Prompt:
Could you transcribe every record below exactly as written, leaving out any pictures?

Data supplied:
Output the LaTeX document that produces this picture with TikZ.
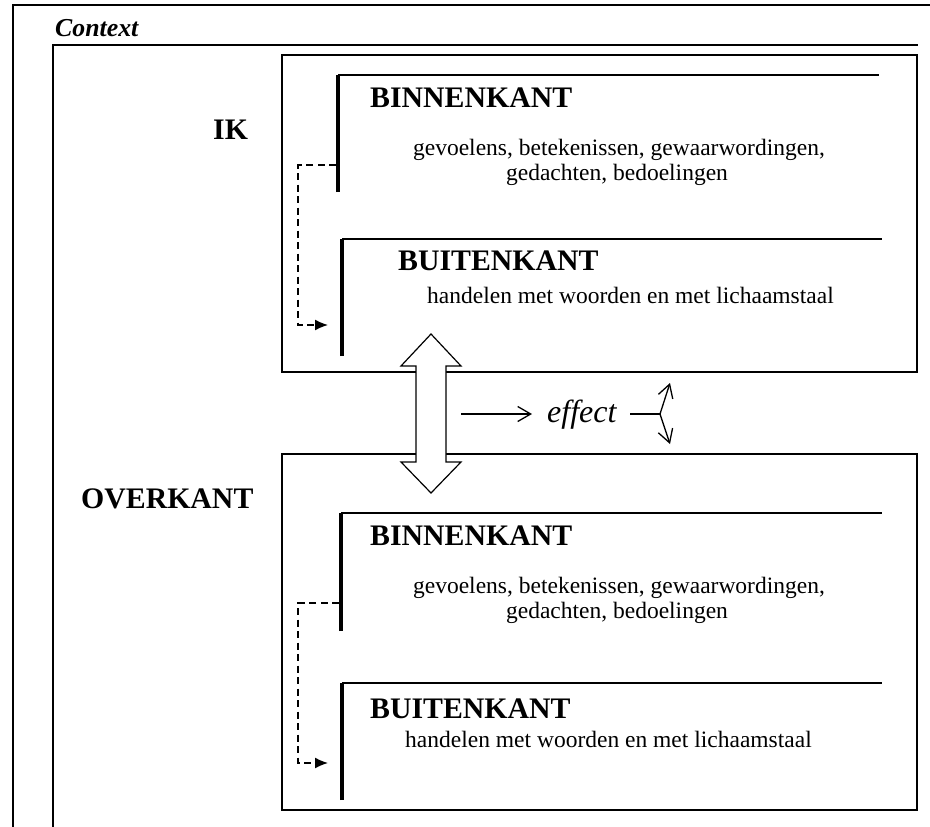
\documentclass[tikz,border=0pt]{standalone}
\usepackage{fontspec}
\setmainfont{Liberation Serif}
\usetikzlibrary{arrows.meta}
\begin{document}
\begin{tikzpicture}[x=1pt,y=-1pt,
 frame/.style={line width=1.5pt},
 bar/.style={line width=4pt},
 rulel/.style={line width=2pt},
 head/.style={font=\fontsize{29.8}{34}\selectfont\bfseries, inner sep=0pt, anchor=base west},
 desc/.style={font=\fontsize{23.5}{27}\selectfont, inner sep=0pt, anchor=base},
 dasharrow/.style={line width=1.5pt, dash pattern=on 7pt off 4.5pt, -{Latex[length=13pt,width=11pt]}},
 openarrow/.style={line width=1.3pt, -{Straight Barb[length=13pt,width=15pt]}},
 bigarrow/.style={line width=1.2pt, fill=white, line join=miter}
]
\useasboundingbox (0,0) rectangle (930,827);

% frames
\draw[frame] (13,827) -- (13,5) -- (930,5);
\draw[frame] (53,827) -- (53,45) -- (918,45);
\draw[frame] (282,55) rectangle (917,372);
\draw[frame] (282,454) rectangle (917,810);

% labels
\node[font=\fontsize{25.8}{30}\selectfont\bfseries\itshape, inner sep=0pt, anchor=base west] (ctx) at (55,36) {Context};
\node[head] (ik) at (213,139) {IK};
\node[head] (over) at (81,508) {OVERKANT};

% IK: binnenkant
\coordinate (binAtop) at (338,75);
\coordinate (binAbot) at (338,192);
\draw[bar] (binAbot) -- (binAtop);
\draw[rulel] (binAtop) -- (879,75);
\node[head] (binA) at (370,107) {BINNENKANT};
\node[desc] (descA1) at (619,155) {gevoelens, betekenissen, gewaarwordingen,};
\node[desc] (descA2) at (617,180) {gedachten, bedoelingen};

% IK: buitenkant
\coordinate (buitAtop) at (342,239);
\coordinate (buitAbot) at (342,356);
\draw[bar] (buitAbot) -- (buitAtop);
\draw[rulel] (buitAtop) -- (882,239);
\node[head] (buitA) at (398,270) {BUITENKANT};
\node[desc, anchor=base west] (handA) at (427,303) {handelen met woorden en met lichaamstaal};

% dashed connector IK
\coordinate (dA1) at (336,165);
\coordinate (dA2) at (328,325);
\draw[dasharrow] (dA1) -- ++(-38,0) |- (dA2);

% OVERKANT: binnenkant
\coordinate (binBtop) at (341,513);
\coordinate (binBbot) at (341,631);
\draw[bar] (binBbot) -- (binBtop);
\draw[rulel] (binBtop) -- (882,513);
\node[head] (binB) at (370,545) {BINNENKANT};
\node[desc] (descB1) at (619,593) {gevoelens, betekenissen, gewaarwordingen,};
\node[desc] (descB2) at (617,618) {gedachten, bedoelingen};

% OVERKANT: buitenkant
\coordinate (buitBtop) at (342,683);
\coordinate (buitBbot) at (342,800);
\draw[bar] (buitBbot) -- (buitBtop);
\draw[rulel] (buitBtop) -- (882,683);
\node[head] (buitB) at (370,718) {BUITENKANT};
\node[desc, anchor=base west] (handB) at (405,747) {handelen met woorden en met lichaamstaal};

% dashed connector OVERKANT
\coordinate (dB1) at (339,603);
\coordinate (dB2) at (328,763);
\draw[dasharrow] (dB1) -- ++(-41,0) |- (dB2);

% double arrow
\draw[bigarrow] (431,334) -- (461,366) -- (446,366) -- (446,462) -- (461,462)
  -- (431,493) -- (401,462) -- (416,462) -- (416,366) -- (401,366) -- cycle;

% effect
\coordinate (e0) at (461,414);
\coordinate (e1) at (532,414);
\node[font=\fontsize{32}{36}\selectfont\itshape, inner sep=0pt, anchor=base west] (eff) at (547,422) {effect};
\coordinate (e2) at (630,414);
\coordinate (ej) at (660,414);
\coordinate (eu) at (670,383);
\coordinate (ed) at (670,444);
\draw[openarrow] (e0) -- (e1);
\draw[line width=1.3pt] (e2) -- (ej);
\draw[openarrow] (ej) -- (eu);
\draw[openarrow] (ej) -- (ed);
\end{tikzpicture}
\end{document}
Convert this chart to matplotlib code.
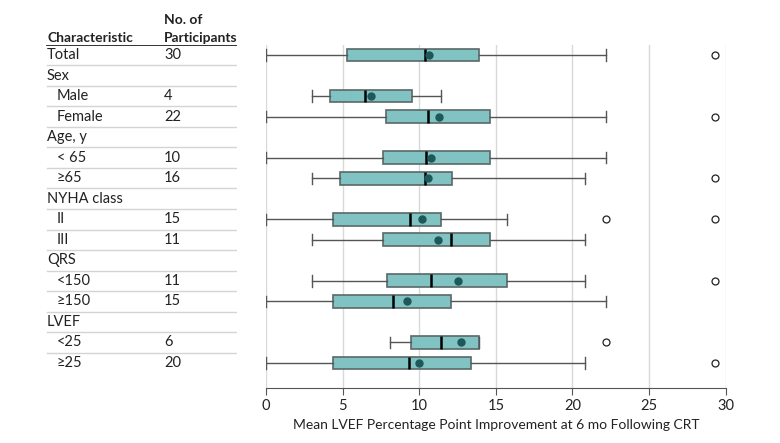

Complete response:
Output the LaTeX document that produces this picture with TikZ.
\documentclass[tikz,border=0pt]{standalone}
\usepackage{fontspec}
\setmainfont{Liberation Serif}
\usetikzlibrary{arrows.meta}
\begin{document}
\begin{tikzpicture}[x=1pt,y=-1pt,
 frame/.style={line width=1.5pt},
 bar/.style={line width=4pt},
 rulel/.style={line width=2pt},
 head/.style={font=\fontsize{29.8}{34}\selectfont\bfseries, inner sep=0pt, anchor=base west},
 desc/.style={font=\fontsize{23.5}{27}\selectfont, inner sep=0pt, anchor=base},
 dasharrow/.style={line width=1.5pt, dash pattern=on 7pt off 4.5pt, -{Latex[length=13pt,width=11pt]}},
 openarrow/.style={line width=1.3pt, -{Straight Barb[length=13pt,width=15pt]}},
 bigarrow/.style={line width=1.2pt, fill=white, line join=miter}
]
\useasboundingbox (0,0) rectangle (930,827);

% frames
\draw[frame] (13,827) -- (13,5) -- (930,5);
\draw[frame] (53,827) -- (53,45) -- (918,45);
\draw[frame] (282,55) rectangle (917,372);
\draw[frame] (282,454) rectangle (917,810);

% labels
\node[font=\fontsize{25.8}{30}\selectfont\bfseries\itshape, inner sep=0pt, anchor=base west] (ctx) at (55,36) {Context};
\node[head] (ik) at (213,139) {IK};
\node[head] (over) at (81,508) {OVERKANT};

% IK: binnenkant
\coordinate (binAtop) at (338,75);
\coordinate (binAbot) at (338,192);
\draw[bar] (binAbot) -- (binAtop);
\draw[rulel] (binAtop) -- (879,75);
\node[head] (binA) at (370,107) {BINNENKANT};
\node[desc] (descA1) at (619,155) {gevoelens, betekenissen, gewaarwordingen,};
\node[desc] (descA2) at (617,180) {gedachten, bedoelingen};

% IK: buitenkant
\coordinate (buitAtop) at (342,239);
\coordinate (buitAbot) at (342,356);
\draw[bar] (buitAbot) -- (buitAtop);
\draw[rulel] (buitAtop) -- (882,239);
\node[head] (buitA) at (398,270) {BUITENKANT};
\node[desc, anchor=base west] (handA) at (427,303) {handelen met woorden en met lichaamstaal};

% dashed connector IK
\coordinate (dA1) at (336,165);
\coordinate (dA2) at (328,325);
\draw[dasharrow] (dA1) -- ++(-38,0) |- (dA2);

% OVERKANT: binnenkant
\coordinate (binBtop) at (341,513);
\coordinate (binBbot) at (341,631);
\draw[bar] (binBbot) -- (binBtop);
\draw[rulel] (binBtop) -- (882,513);
\node[head] (binB) at (370,545) {BINNENKANT};
\node[desc] (descB1) at (619,593) {gevoelens, betekenissen, gewaarwordingen,};
\node[desc] (descB2) at (617,618) {gedachten, bedoelingen};

% OVERKANT: buitenkant
\coordinate (buitBtop) at (342,683);
\coordinate (buitBbot) at (342,800);
\draw[bar] (buitBbot) -- (buitBtop);
\draw[rulel] (buitBtop) -- (882,683);
\node[head] (buitB) at (370,718) {BUITENKANT};
\node[desc, anchor=base west] (handB) at (405,747) {handelen met woorden en met lichaamstaal};

% dashed connector OVERKANT
\coordinate (dB1) at (339,603);
\coordinate (dB2) at (328,763);
\draw[dasharrow] (dB1) -- ++(-41,0) |- (dB2);

% double arrow
\draw[bigarrow] (431,334) -- (461,366) -- (446,366) -- (446,462) -- (461,462)
  -- (431,493) -- (401,462) -- (416,462) -- (416,366) -- (401,366) -- cycle;

% effect
\coordinate (e0) at (461,414);
\coordinate (e1) at (532,414);
\node[font=\fontsize{32}{36}\selectfont\itshape, inner sep=0pt, anchor=base west] (eff) at (547,422) {effect};
\coordinate (e2) at (630,414);
\coordinate (ej) at (660,414);
\coordinate (eu) at (670,383);
\coordinate (ed) at (670,444);
\draw[openarrow] (e0) -- (e1);
\draw[line width=1.3pt] (e2) -- (ej);
\draw[openarrow] (ej) -- (eu);
\draw[openarrow] (ej) -- (ed);
\end{tikzpicture}
\end{document}
Convert this chart to matplotlib code.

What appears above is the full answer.